Two loans remain in the pool including one specially serviced asset (68.6% of the pool); no loans are defeased. As of the March 2015 distribution date, the pool's aggregate principal balance has been reduced by 98.7% to \$12.9 million from \$988 million at issuance. Interest shortfalls are currently affecting classes L through P.
The largest contributor to expected losses is a specially serviced asset (68.6% of the pool) comprising a 109,586 square foot (sf) retail property located in Alpharetta, GA (Atlanta MSA). The loan transferred to special servicing in August 2012 for maturity default and foreclosure occurred in early March 2013. As of the last review, anchor tenant Publix (51% NRA) had a pending February 2015 lease expiration and the special servicer's strategy was to stabilize and market the property for sale. Since then Publix has exercised their option to extend their lease five years and the property is currently under contract for sale. Occupancy has remained at 85%.
The collateral for the remaining loan (31.4% of the pool) is a 40,323 sf retail center located in Loveland, OH (Cincinnati MSA) and anchored by a CVS (January 2019 expiration; 25% net rentable area [NRA]). Previously, the borrower was unable to pay off the loan upon the March 2013 anticipated repayment date. However, the master servicer has recently received confirmation that the borrower will pay off the loan in the near term. The loan is current and occupancy was 90% as of April 2015.
RATING SENSITIVITIES
The rating for class L is expected to remain stable due to high credit enhancement and expected paydown from loan payoffs. In addition, class M, which has previously taken losses, should be sufficient to absorb future expected losses. Downgrades are not expected on class L, as performance of the remaining pool has improved with anticipated loan payoffs.
Fitch upgrades the following class as indicated:
--\$4.3 million class L to 'BBsf' from 'CCCsf', Assigns Stable Outlook.

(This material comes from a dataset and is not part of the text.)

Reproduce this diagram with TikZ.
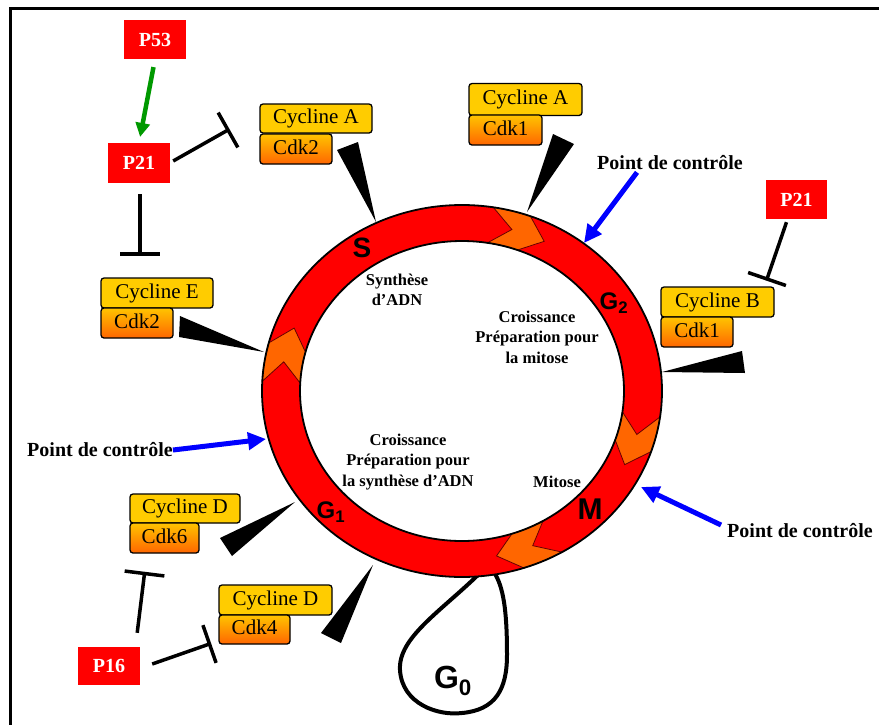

Fitch affirms the following classes as indicated:
--\$8.6 million class M at 'Dsf', RE 30%;
--\$0 class N at 'Dsf', RE 0%;
--\$0 class O at 'Dsf', RE 0%.
The class A-1, A-2, A-3, A-4, B, C, D, E, F, G, H, J, K and GLC and interest-only class A-SP certificates have paid in full. Fitch does not rate the class P and RCKB certificates. Fitch previously withdrew the rating on the interest-only class A-X certificates.